El relato se va desgranando en la narración de la saga de la familia Ajcojóm, y alterna momentos de descripción histórica con otro tipo de descripción, relacionada con el conocimiento profundo de las costumbres de los mayas del altiplano de Guatemala. A la primera corresponde el despojo de las tierras comunales con la Reforma Liberal de 1871 y la fundación de las haciendas cafetaleras, con la explotación de la mano de obra indígena. El mecanismo, de todos conocido, era simple: los grandes propietarios prestaban dinero a los indígenas del altiplano, a través de sus agentes en el lugar; llegado el momento del cobro de la deuda, esta se pagaba con trabajo en la cosecha. Los indígenas vivían endeudados y sus obligaciones con los patrones eran infinitas.
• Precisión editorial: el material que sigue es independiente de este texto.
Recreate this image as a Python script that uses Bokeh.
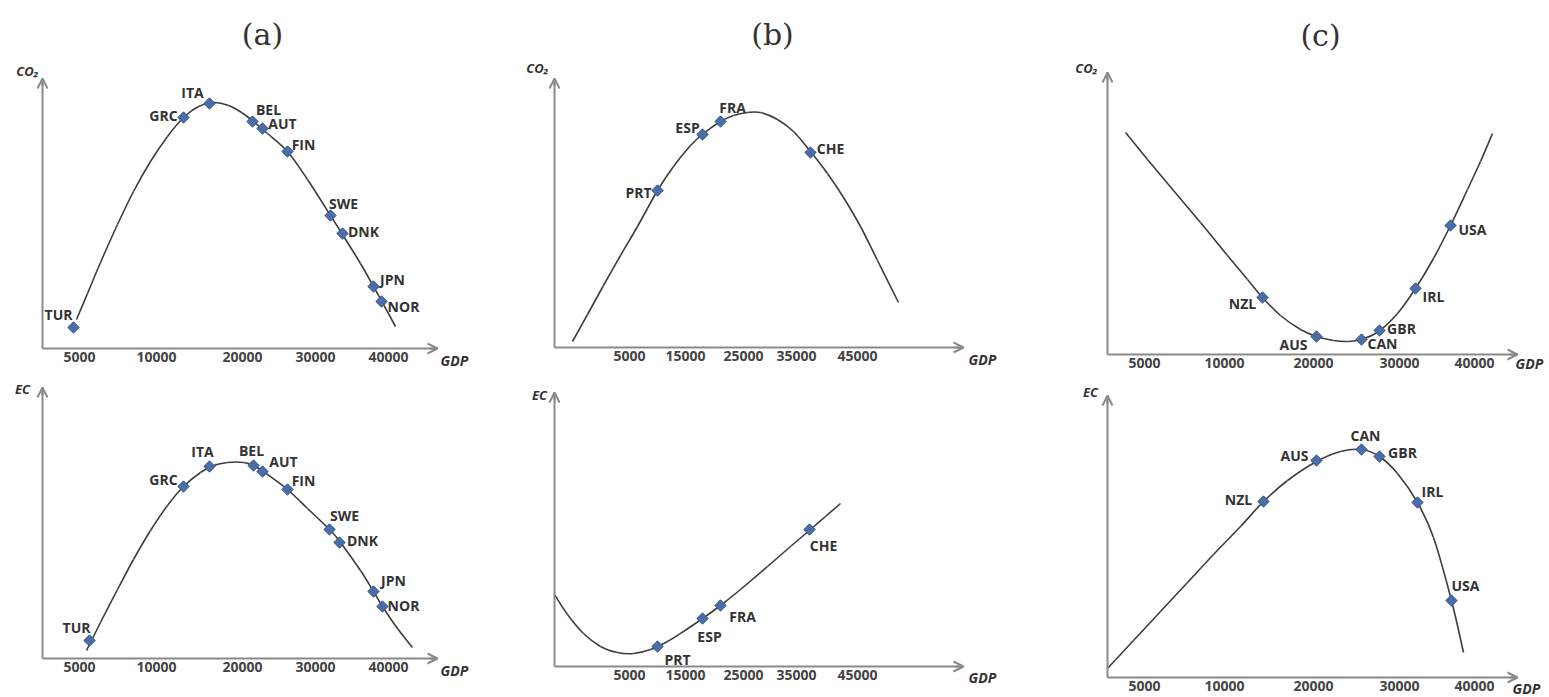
import math
from bokeh.plotting import figure
from bokeh.layouts import row, column
from bokeh.models import Range1d, FixedTicker, Label, Arrow, OpenHead, ColumnDataSource
from bokeh.core.properties import value
from bokeh.embed import file_html
from bokeh.resources import INLINE

# ---------------- DATA (schematic axis units) ----------------
# Panel (a)
a_countries = ["TUR", "GRC", "ITA", "BEL", "AUT", "FIN", "SWE", "DNK", "JPN", "NOR"]
a_tick_pos = [37, 114, 200, 273, 346]
a_tick_labels = ["5000", "10000", "20000", "30000", "40000"]

a_co2_curve_x = [34, 45, 58, 75, 91, 108, 125, 141, 156, 171, 186, 199, 211, 225, 245, 265, 288, 300, 318, 331, 341, 353]
a_co2_curve_y = [29, 55, 86, 124, 157, 187, 212, 231, 242, 246, 243, 236, 227, 215, 197, 169, 133, 114, 85, 62, 44, 22]
a_co2_x = [31, 141, 167, 210, 220, 245, 288, 300, 331, 339]
a_co2_y = [21, 231, 245, 227, 220, 197, 133, 115, 62, 47]

a_ec_curve_x = [44, 58, 75, 91, 108, 125, 141, 158, 171, 185, 201, 211, 225, 245, 265, 288, 298, 318, 331, 340, 355, 370]
a_ec_curve_y = [8, 36, 69, 99, 128, 153, 172, 186, 193, 196, 196, 193, 184, 169, 150, 128, 116, 88, 67, 52, 30, 11]
a_ec_x = [47, 141, 167, 211, 220, 245, 287, 297, 331, 340]
a_ec_y = [18, 172, 192, 193, 187, 169, 129, 116, 67, 52]

# Panel (b)
b_countries = ["PRT", "ESP", "FRA", "CHE"]
b_tick_pos = [75, 131, 189, 242, 303]
b_tick_labels = ["5000", "15000", "25000", "35000", "45000"]

b_co2_curve_x = [18, 33, 49, 66, 83, 103, 119, 136, 149, 166, 179, 193, 206, 223, 239, 256, 273, 289, 306, 323, 344]
b_co2_curve_y = [6, 33, 62, 92, 121, 157, 181, 202, 214, 226, 232, 235, 235, 228, 216, 196, 174, 150, 121, 87, 45]
b_co2_x = [103, 148, 166, 256]
b_co2_y = [157, 213, 226, 195]

b_ec_curve_x = [0, 13, 29, 46, 63, 79, 96, 113, 129, 148, 166, 186, 213, 236, 256, 271, 286]
b_ec_curve_y = [72, 52, 33, 20, 14, 13, 17, 25, 35, 48, 61, 77, 100, 120, 137, 150, 163]
b_ec_x = [103, 148, 166, 255]
b_ec_y = [20, 48, 61, 137]

# Panel (c)
c_countries = ["NZL", "AUS", "CAN", "GBR", "IRL", "USA"]
c_tick_pos = [37, 117, 206, 292, 367]
c_tick_labels = ["5000", "10000", "20000", "30000", "40000"]

c_co2_curve_x = [18, 40, 66, 93, 120, 140, 155, 173, 193, 209, 226, 240, 254, 271, 290, 308, 326, 343, 360, 373, 385]
c_co2_curve_y = [222, 195, 164, 132, 99, 75, 57, 39, 25, 18, 14, 13, 15, 23, 41, 66, 96, 129, 165, 193, 221]
c_co2_x = [155, 209, 254, 272, 308, 343]
c_co2_y = [57, 18, 15, 24, 66, 129]

c_ec_curve_x = [0, 26, 53, 80, 106, 133, 156, 180, 209, 233, 254, 272, 290, 310, 326, 344, 356]
c_ec_curve_y = [9, 37, 66, 95, 123, 151, 176, 197, 216, 226, 228, 221, 204, 175, 140, 77, 25]
c_ec_x = [156, 209, 254, 272, 310, 344]
c_ec_y = [176, 217, 228, 221, 175, 77]

# label offsets from their markers (screen px, x right / y down)
a_co2_dx = [-15, -20, -17, 16, 20, 16, 13, 21, 19, 22]
a_co2_dy = [-13, -2, -11, -12, -5, -7, -12, -2, -7, 5]
a_ec_dx = [-13, -20, -7, -2, 21, 16, 15, 23, 20, 21]
a_ec_dy = [-13, -7, -15, -15, -10, -9, -14, -2, -11, -1]
b_co2_dx = [-19, -15, 12, 20]
b_co2_dy = [2, -7, -14, -4]
b_ec_dx = [20, 7, 22, 14]
b_ec_dy = [13, 18, 11, 16]
c_co2_dx = [-20, -23, 21, 22, 18, 22]
c_co2_dy = [6, 8, 4, -2, 8, 4]
c_ec_dx = [-25, -22, 4, 23, 15, 14]
c_ec_dy = [-2, -5, -14, -4, -11, -15]

# ---------------- STYLE ----------------
AXIS_COLOR = "#8a8a8a"
CURVE_COLOR = "#3d3d3d"
MARK_FILL = "#4a6ea9"
MARK_LINE = "#34558c"
TEXT_COLOR = "#333333"
FONT = "Open Sans"


def bezier_segments(xs, ys):
    """Catmull-Rom style smooth rendering through the read points."""
    n = len(xs)
    out = dict(x0=[], y0=[], x1=[], y1=[], cx0=[], cy0=[], cx1=[], cy1=[])
    for i in range(n - 1):
        xp, yp = (xs[i - 1], ys[i - 1]) if i > 0 else (xs[i], ys[i])
        xn, yn = (xs[i + 2], ys[i + 2]) if i + 2 < n else (xs[i + 1], ys[i + 1])
        out["x0"].append(xs[i]); out["y0"].append(ys[i])
        out["x1"].append(xs[i + 1]); out["y1"].append(ys[i + 1])
        out["cx0"].append(xs[i] + (xs[i + 1] - xp) / 6.0)
        out["cy0"].append(ys[i] + (ys[i + 1] - yp) / 6.0)
        out["cx1"].append(xs[i + 1] - (xn - xs[i]) / 6.0)
        out["cy1"].append(ys[i + 1] - (yn - ys[i]) / 6.0)
    return out


def panel(W, H, ox, oy, fw, fh, curve_x, curve_y, px, py, names, dx, dy,
          tick_pos, tick_labels, ylab, ylab_xy, gdp_xy, title=None, title_xy=None):
    p = figure(width=W, height=H, x_range=Range1d(-ox, W - ox), y_range=Range1d(oy - H, oy),
               min_border=0, min_border_left=0, min_border_right=0, min_border_top=0,
               min_border_bottom=0, output_backend="svg", toolbar_location=None)
    p.outline_line_color = None
    p.grid.visible = False
    p.background_fill_color = "white"
    p.border_fill_color = "white"

    xa = p.xaxis[0]
    xa.fixed_location = 0
    xa.bounds = (0, fw)
    xa.ticker = FixedTicker(ticks=tick_pos)
    xa.major_label_overrides = {t: l for t, l in zip(tick_pos, tick_labels)}
    xa.major_tick_line_color = None
    xa.minor_tick_line_color = None
    xa.major_tick_out = 0
    xa.major_tick_in = 0
    xa.major_label_standoff = 3
    xa.axis_line_color = AXIS_COLOR
    xa.axis_line_width = 2
    xa.major_label_text_font = FONT
    xa.major_label_text_font_size = "14px"
    xa.major_label_text_font_style = "bold"
    xa.major_label_text_color = "#444444"

    ya = p.yaxis[0]
    ya.fixed_location = 0
    ya.bounds = (0, fh)
    ya.ticker = FixedTicker(ticks=[])
    ya.major_tick_line_color = None
    ya.minor_tick_line_color = None
    ya.major_label_text_font_size = "0px"
    ya.axis_line_color = AXIS_COLOR
    ya.axis_line_width = 2

    # arrow heads
    p.add_layout(Arrow(end=OpenHead(size=10, line_color=AXIS_COLOR, line_width=2),
                       x_start=fw - 8, y_start=0, x_end=fw, y_end=0,
                       line_color=AXIS_COLOR, line_width=2))
    p.add_layout(Arrow(end=OpenHead(size=10, line_color=AXIS_COLOR, line_width=2),
                       x_start=0, y_start=fh - 8, x_end=0, y_end=fh,
                       line_color=AXIS_COLOR, line_width=2))

    seg = bezier_segments(curve_x, curve_y)
    p.bezier(x0=seg["x0"], y0=seg["y0"], x1=seg["x1"], y1=seg["y1"],
             cx0=seg["cx0"], cy0=seg["cy0"], cx1=seg["cx1"], cy1=seg["cy1"],
             line_color=CURVE_COLOR, line_width=1.6)
    p.scatter(px, py, marker="square", angle=math.pi / 4, size=8, fill_color=MARK_FILL,
              line_color=MARK_LINE, line_width=1)
    src = ColumnDataSource(dict(x=px, y=py, t=names, dx=dx, dy=dy))
    p.text(x="x", y="y", text="t", x_offset="dx", y_offset="dy", source=src,
           text_align="center", text_baseline="middle", text_font=value(FONT),
           text_font_size="14px", text_font_style="bold", text_color=TEXT_COLOR)

    p.add_layout(Label(x=ylab_xy[0], y=ylab_xy[1], text=ylab, text_align="center",
                       text_baseline="middle", text_font=FONT, text_font_size="13px",
                       text_font_style="bold italic", text_color="#333333"))
    p.add_layout(Label(x=gdp_xy[0], y=gdp_xy[1], text="GDP", text_align="left",
                       text_baseline="middle", text_font=FONT, text_font_size="14px",
                       text_font_style="bold italic", text_color="#333333"))
    if title:
        p.add_layout(Label(x=title_xy[0], y=title_xy[1], text=title, text_align="center",
                           text_baseline="middle", text_font="DejaVu Serif",
                           text_font_size="30px", text_color="#333333"))
    return p


pa1 = panel(500, 375, 42, 348, 395, 270, a_co2_curve_x, a_co2_curve_y, a_co2_x, a_co2_y,
            a_countries, a_co2_dx, a_co2_dy, a_tick_pos, a_tick_labels,
            "CO₂", (-15, 278), (398, -12), "(a)", (220, 314))
pb1 = panel(540, 375, 54, 347, 409, 269, b_co2_curve_x, b_co2_curve_y, b_co2_x, b_co2_y,
            b_countries, b_co2_dx, b_co2_dy, b_tick_pos, b_tick_labels,
            "CO₂", (-17, 280), (414, -12), "(b)", (218, 313))
pc1 = panel(509, 375, 67, 354, 410, 282, c_co2_curve_x, c_co2_curve_y, c_co2_x, c_co2_y,
            c_countries, c_co2_dx, c_co2_dy, c_tick_pos, c_tick_labels,
            "CO₂", (-21, 287), (408, -9), "(c)", (213, 319))

pa2 = panel(500, 322, 42, 283, 395, 271, a_ec_curve_x, a_ec_curve_y, a_ec_x, a_ec_y,
            a_countries, a_ec_dx, a_ec_dy, a_tick_pos, a_tick_labels,
            "EC", (-20, 270), (398, -12))
pb2 = panel(540, 322, 54, 291, 409, 274, b_ec_curve_x, b_ec_curve_y, b_ec_x, b_ec_y,
            b_countries, b_ec_dx, b_ec_dy, b_tick_pos, b_tick_labels,
            "EC", (-15, 272), (414, -11))
pc2 = panel(509, 322, 67, 302, 410, 282, c_ec_curve_x, c_ec_curve_y, c_ec_x, c_ec_y,
            c_countries, c_ec_dx, c_ec_dy, c_tick_pos, c_tick_labels,
            "EC", (-17, 286), (405, -11))

layout = column(row(pa1, pb1, pc1, spacing=0), row(pa2, pb2, pc2, spacing=0), spacing=0)

open("out.html", "w").write(file_html(layout, INLINE))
A la segunda, en cambio, historias relacionadas con las creencias de los mayas. Por ejemplo, las enfermedades provocadas por “el susto”, en algunas partes llamado el “acuás”. En un episodio, una mujer sorprende a su marido con otra. El descubrimiento le provoca un trauma (que sería el otro nombre del “susto”) y todos los esfuerzos de la familia se encaminan a curarla del espanto. Más en general, el relato de Hinshaw nos descubre que los indígenas vivían espantados por su cercanía con la naturaleza. También revela las ceremonias que se elaboran para superar ese miedo. En sus 400 páginas, la novela contiene todos los aspectos de una saga familiar: amistades, odios, rencores, sexo (bastante recatado), violencia (no muy frecuente), sudor (a ríos, porque los protagonistas trabajan hasta el cansancio) lágrimas (porque la vida de los mayas es dura, excesivamente dura) y, como es natural, una buena dosis de humor. Un esfuerzo insólito que supera el mero dato antropólogico para consignarnos el amor de un científico por la tierra que estudia y hacia cuyos habitantes siente un afecto profundo y entrañable.